Rows from a dataset of charts and code
|---|

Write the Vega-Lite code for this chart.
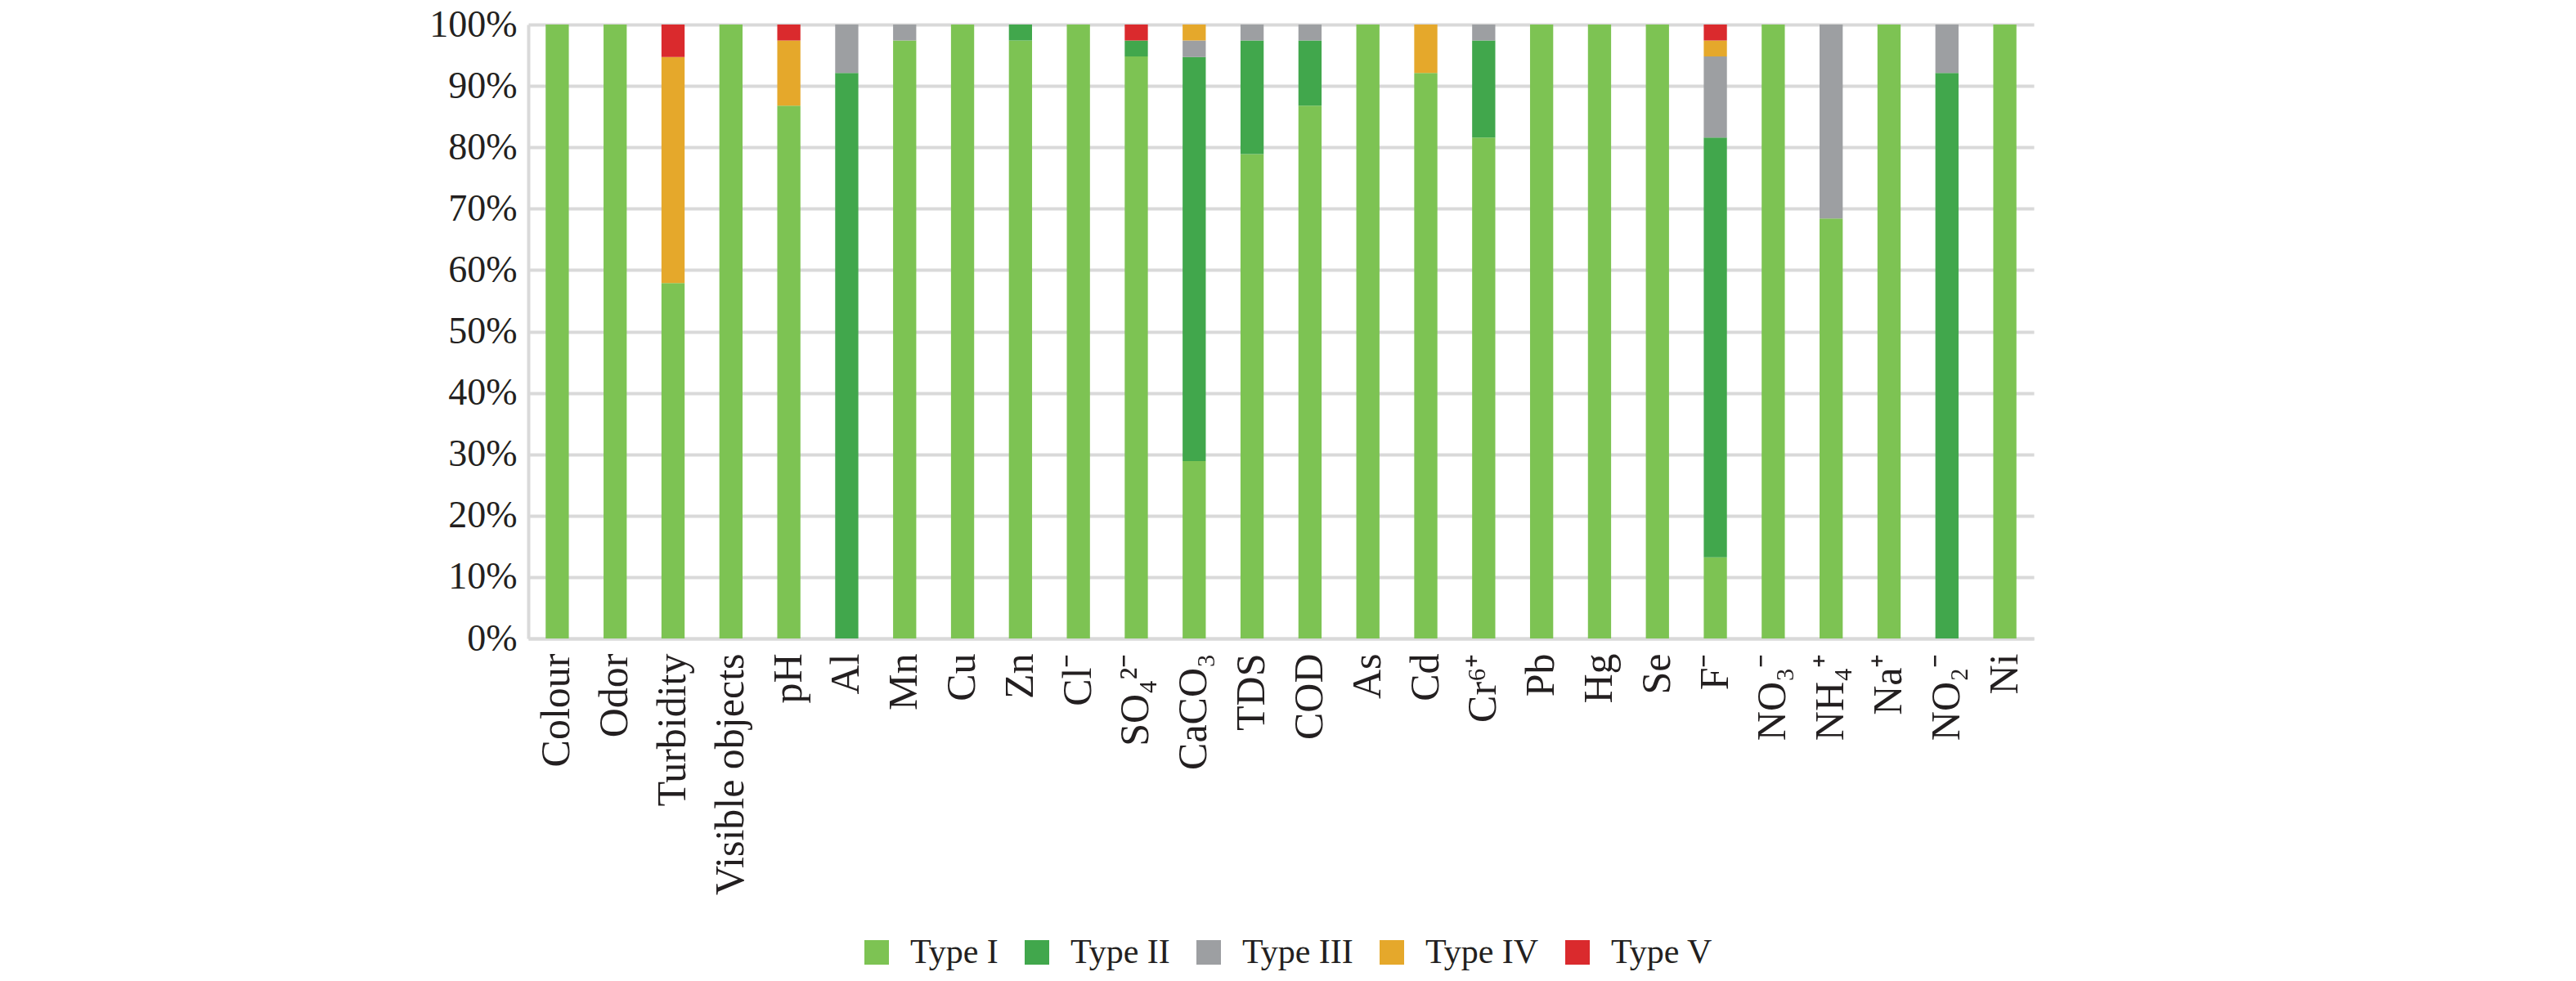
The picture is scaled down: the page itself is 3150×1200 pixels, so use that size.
{
  "$schema": "https://vega.github.io/schema/vega-lite/v6.json",
  "width": 1841,
  "height": 751,
  "autosize": {"type": "none"},
  "padding": {"left": 646, "top": 30, "right": 663, "bottom": 419},
  "background": "white",
  "config": {"view": {"stroke": null}, "font": "Liberation Serif"},
  "data": {
    "values": [
      {"param": "Colour", "type": "Type I", "pct": 100},
      {"param": "Odor", "type": "Type I", "pct": 100},
      {"param": "Turbidity", "type": "Type I", "pct": 57.9},
      {"param": "Turbidity", "type": "Type IV", "pct": 36.8},
      {"param": "Turbidity", "type": "Type V", "pct": 5.3},
      {"param": "Visible objects", "type": "Type I", "pct": 100},
      {"param": "pH", "type": "Type I", "pct": 86.8},
      {"param": "pH", "type": "Type IV", "pct": 10.6},
      {"param": "pH", "type": "Type V", "pct": 2.6},
      {"param": "Al", "type": "Type II", "pct": 92.1},
      {"param": "Al", "type": "Type III", "pct": 7.9},
      {"param": "Mn", "type": "Type I", "pct": 97.4},
      {"param": "Mn", "type": "Type III", "pct": 2.6},
      {"param": "Cu", "type": "Type I", "pct": 100},
      {"param": "Zn", "type": "Type I", "pct": 97.4},
      {"param": "Zn", "type": "Type II", "pct": 2.6},
      {"param": "Cl⁻", "type": "Type I", "pct": 100},
      {"param": "SO₄²⁻", "type": "Type I", "pct": 94.8},
      {"param": "SO₄²⁻", "type": "Type II", "pct": 2.6},
      {"param": "SO₄²⁻", "type": "Type V", "pct": 2.6},
      {"param": "CaCO₃", "type": "Type I", "pct": 28.9},
      {"param": "CaCO₃", "type": "Type II", "pct": 65.8},
      {"param": "CaCO₃", "type": "Type III", "pct": 2.7},
      {"param": "CaCO₃", "type": "Type IV", "pct": 2.6},
      {"param": "TDS", "type": "Type I", "pct": 78.9},
      {"param": "TDS", "type": "Type II", "pct": 18.5},
      {"param": "TDS", "type": "Type III", "pct": 2.6},
      {"param": "COD", "type": "Type I", "pct": 86.8},
      {"param": "COD", "type": "Type II", "pct": 10.6},
      {"param": "COD", "type": "Type III", "pct": 2.6},
      {"param": "As", "type": "Type I", "pct": 100},
      {"param": "Cd", "type": "Type I", "pct": 92.1},
      {"param": "Cd", "type": "Type IV", "pct": 7.9},
      {"param": "Cr⁶⁺", "type": "Type I", "pct": 81.6},
      {"param": "Cr⁶⁺", "type": "Type II", "pct": 15.8},
      {"param": "Cr⁶⁺", "type": "Type III", "pct": 2.6},
      {"param": "Pb", "type": "Type I", "pct": 100},
      {"param": "Hg", "type": "Type I", "pct": 100},
      {"param": "Se", "type": "Type I", "pct": 100},
      {"param": "F⁻", "type": "Type I", "pct": 13.2},
      {"param": "F⁻", "type": "Type II", "pct": 68.4},
      {"param": "F⁻", "type": "Type III", "pct": 13.2},
      {"param": "F⁻", "type": "Type IV", "pct": 2.6},
      {"param": "F⁻", "type": "Type V", "pct": 2.6},
      {"param": "NO₃⁻", "type": "Type I", "pct": 100},
      {"param": "NH₄⁺", "type": "Type I", "pct": 68.4},
      {"param": "NH₄⁺", "type": "Type III", "pct": 31.6},
      {"param": "Na⁺", "type": "Type I", "pct": 100},
      {"param": "NO₂⁻", "type": "Type II", "pct": 92.1},
      {"param": "NO₂⁻", "type": "Type III", "pct": 7.9},
      {"param": "Ni", "type": "Type I", "pct": 100}
    ]
  },
  "mark": {"type": "bar"},
  "encoding": {
    "x": {
      "field": "param",
      "type": "nominal",
      "sort": ["Colour", "Odor", "Turbidity", "Visible objects", "pH", "Al", "Mn", "Cu", "Zn", "Cl⁻", "SO₄²⁻", "CaCO₃", "TDS", "COD", "As", "Cd", "Cr⁶⁺", "Pb", "Hg", "Se", "F⁻", "NO₃⁻", "NH₄⁺", "Na⁺", "NO₂⁻", "Ni"],
      "scale": {"paddingInner": 0.6, "paddingOuter": 0.3},
      "axis": {
        "title": null,
        "labelAngle": -90,
        "labelFontSize": 50,
        "labelFont": "Liberation Serif",
        "labelColor": "#231f20",
        "labelPadding": 18,
        "labelLimit": 600,
        "ticks": false,
        "domainColor": "#d9d9d9",
        "domainWidth": 4
      }
    },
    "y": {
      "field": "pct",
      "type": "quantitative",
      "stack": "zero",
      "scale": {"domain": [0, 100], "nice": false},
      "axis": {
        "title": null,
        "values": [0, 10, 20, 30, 40, 50, 60, 70, 80, 90, 100],
        "labelExpr": "datum.value + '%'",
        "labelFontSize": 46,
        "labelFont": "Liberation Serif",
        "labelColor": "#231f20",
        "labelPadding": 14,
        "ticks": false,
        "gridColor": "#d9d9d9",
        "gridWidth": 4,
        "domainColor": "#d9d9d9",
        "domainWidth": 4
      }
    },
    "color": {
      "field": "type",
      "type": "nominal",
      "scale": {
        "domain": ["Type I", "Type II", "Type III", "Type IV", "Type V"],
        "range": ["#7dc353", "#41a74c", "#9d9fa2", "#e5a82b", "#da2a2d"]
      },
      "legend": {
        "title": null,
        "orient": "none",
        "direction": "horizontal",
        "legendX": 405,
        "legendY": 1114,
        "symbolType": "square",
        "symbolSize": 900,
        "symbolStrokeWidth": 0,
        "labelFontSize": 42,
        "labelFont": "Liberation Serif",
        "labelColor": "#231f20",
        "labelLimit": 400,
        "labelOffset": 20,
        "columnPadding": 26,
        "padding": 0
      }
    },
    "order": {"field": "type", "sort": "ascending"}
  }
}
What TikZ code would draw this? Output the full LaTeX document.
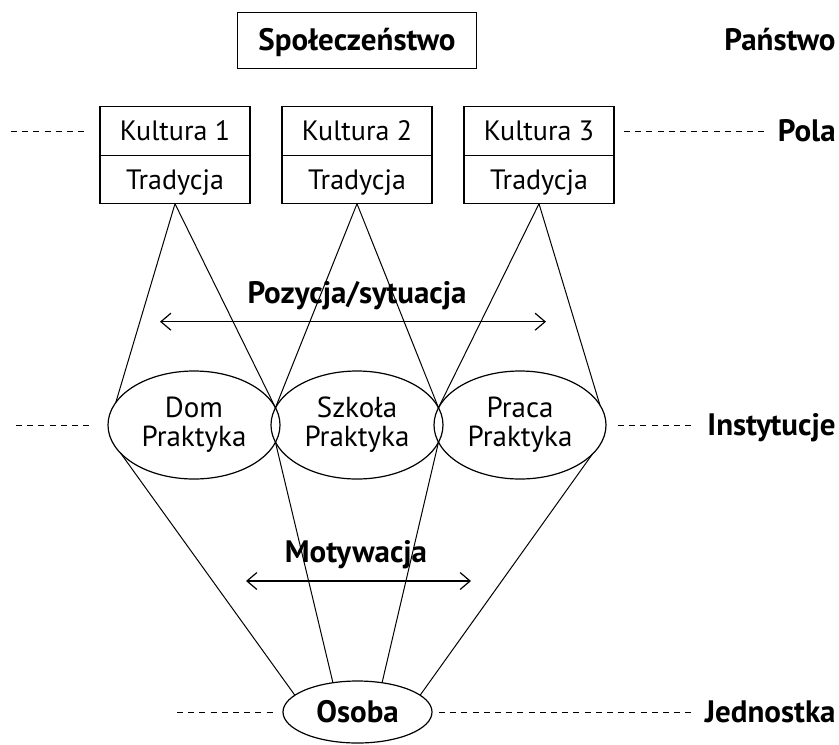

|---|

◆ **WHAT YOU HAVE TO DO**:
Write the full listing out again with every line unchanged, but include no pictures.

◆ **SOLVED EXERCISE**:
Write the Vega-Lite code for this chart.
The picture is scaled down: the page itself is 3150×1200 pixels, so use that size.
{
  "$schema": "https://vega.github.io/schema/vega-lite/v6.json",
  "width": 1841,
  "height": 751,
  "autosize": {"type": "none"},
  "padding": {"left": 646, "top": 30, "right": 663, "bottom": 419},
  "background": "white",
  "config": {"view": {"stroke": null}, "font": "Liberation Serif"},
  "data": {
    "values": [
      {"param": "Colour", "type": "Type I", "pct": 100},
      {"param": "Odor", "type": "Type I", "pct": 100},
      {"param": "Turbidity", "type": "Type I", "pct": 57.9},
      {"param": "Turbidity", "type": "Type IV", "pct": 36.8},
      {"param": "Turbidity", "type": "Type V", "pct": 5.3},
      {"param": "Visible objects", "type": "Type I", "pct": 100},
      {"param": "pH", "type": "Type I", "pct": 86.8},
      {"param": "pH", "type": "Type IV", "pct": 10.6},
      {"param": "pH", "type": "Type V", "pct": 2.6},
      {"param": "Al", "type": "Type II", "pct": 92.1},
      {"param": "Al", "type": "Type III", "pct": 7.9},
      {"param": "Mn", "type": "Type I", "pct": 97.4},
      {"param": "Mn", "type": "Type III", "pct": 2.6},
      {"param": "Cu", "type": "Type I", "pct": 100},
      {"param": "Zn", "type": "Type I", "pct": 97.4},
      {"param": "Zn", "type": "Type II", "pct": 2.6},
      {"param": "Cl⁻", "type": "Type I", "pct": 100},
      {"param": "SO₄²⁻", "type": "Type I", "pct": 94.8},
      {"param": "SO₄²⁻", "type": "Type II", "pct": 2.6},
      {"param": "SO₄²⁻", "type": "Type V", "pct": 2.6},
      {"param": "CaCO₃", "type": "Type I", "pct": 28.9},
      {"param": "CaCO₃", "type": "Type II", "pct": 65.8},
      {"param": "CaCO₃", "type": "Type III", "pct": 2.7},
      {"param": "CaCO₃", "type": "Type IV", "pct": 2.6},
      {"param": "TDS", "type": "Type I", "pct": 78.9},
      {"param": "TDS", "type": "Type II", "pct": 18.5},
      {"param": "TDS", "type": "Type III", "pct": 2.6},
      {"param": "COD", "type": "Type I", "pct": 86.8},
      {"param": "COD", "type": "Type II", "pct": 10.6},
      {"param": "COD", "type": "Type III", "pct": 2.6},
      {"param": "As", "type": "Type I", "pct": 100},
      {"param": "Cd", "type": "Type I", "pct": 92.1},
      {"param": "Cd", "type": "Type IV", "pct": 7.9},
      {"param": "Cr⁶⁺", "type": "Type I", "pct": 81.6},
      {"param": "Cr⁶⁺", "type": "Type II", "pct": 15.8},
      {"param": "Cr⁶⁺", "type": "Type III", "pct": 2.6},
      {"param": "Pb", "type": "Type I", "pct": 100},
      {"param": "Hg", "type": "Type I", "pct": 100},
      {"param": "Se", "type": "Type I", "pct": 100},
      {"param": "F⁻", "type": "Type I", "pct": 13.2},
      {"param": "F⁻", "type": "Type II", "pct": 68.4},
      {"param": "F⁻", "type": "Type III", "pct": 13.2},
      {"param": "F⁻", "type": "Type IV", "pct": 2.6},
      {"param": "F⁻", "type": "Type V", "pct": 2.6},
      {"param": "NO₃⁻", "type": "Type I", "pct": 100},
      {"param": "NH₄⁺", "type": "Type I", "pct": 68.4},
      {"param": "NH₄⁺", "type": "Type III", "pct": 31.6},
      {"param": "Na⁺", "type": "Type I", "pct": 100},
      {"param": "NO₂⁻", "type": "Type II", "pct": 92.1},
      {"param": "NO₂⁻", "type": "Type III", "pct": 7.9},
      {"param": "Ni", "type": "Type I", "pct": 100}
    ]
  },
  "mark": {"type": "bar"},
  "encoding": {
    "x": {
      "field": "param",
      "type": "nominal",
      "sort": ["Colour", "Odor", "Turbidity", "Visible objects", "pH", "Al", "Mn", "Cu", "Zn", "Cl⁻", "SO₄²⁻", "CaCO₃", "TDS", "COD", "As", "Cd", "Cr⁶⁺", "Pb", "Hg", "Se", "F⁻", "NO₃⁻", "NH₄⁺", "Na⁺", "NO₂⁻", "Ni"],
      "scale": {"paddingInner": 0.6, "paddingOuter": 0.3},
      "axis": {
        "title": null,
        "labelAngle": -90,
        "labelFontSize": 50,
        "labelFont": "Liberation Serif",
        "labelColor": "#231f20",
        "labelPadding": 18,
        "labelLimit": 600,
        "ticks": false,
        "domainColor": "#d9d9d9",
        "domainWidth": 4
      }
    },
    "y": {
      "field": "pct",
      "type": "quantitative",
      "stack": "zero",
      "scale": {"domain": [0, 100], "nice": false},
      "axis": {
        "title": null,
        "values": [0, 10, 20, 30, 40, 50, 60, 70, 80, 90, 100],
        "labelExpr": "datum.value + '%'",
        "labelFontSize": 46,
        "labelFont": "Liberation Serif",
        "labelColor": "#231f20",
        "labelPadding": 14,
        "ticks": false,
        "gridColor": "#d9d9d9",
        "gridWidth": 4,
        "domainColor": "#d9d9d9",
        "domainWidth": 4
      }
    },
    "color": {
      "field": "type",
      "type": "nominal",
      "scale": {
        "domain": ["Type I", "Type II", "Type III", "Type IV", "Type V"],
        "range": ["#7dc353", "#41a74c", "#9d9fa2", "#e5a82b", "#da2a2d"]
      },
      "legend": {
        "title": null,
        "orient": "none",
        "direction": "horizontal",
        "legendX": 405,
        "legendY": 1114,
        "symbolType": "square",
        "symbolSize": 900,
        "symbolStrokeWidth": 0,
        "labelFontSize": 42,
        "labelFont": "Liberation Serif",
        "labelColor": "#231f20",
        "labelLimit": 400,
        "labelOffset": 20,
        "columnPadding": 26,
        "padding": 0
      }
    },
    "order": {"field": "type", "sort": "ascending"}
  }
}
What TikZ code would draw this? Output the full LaTeX document.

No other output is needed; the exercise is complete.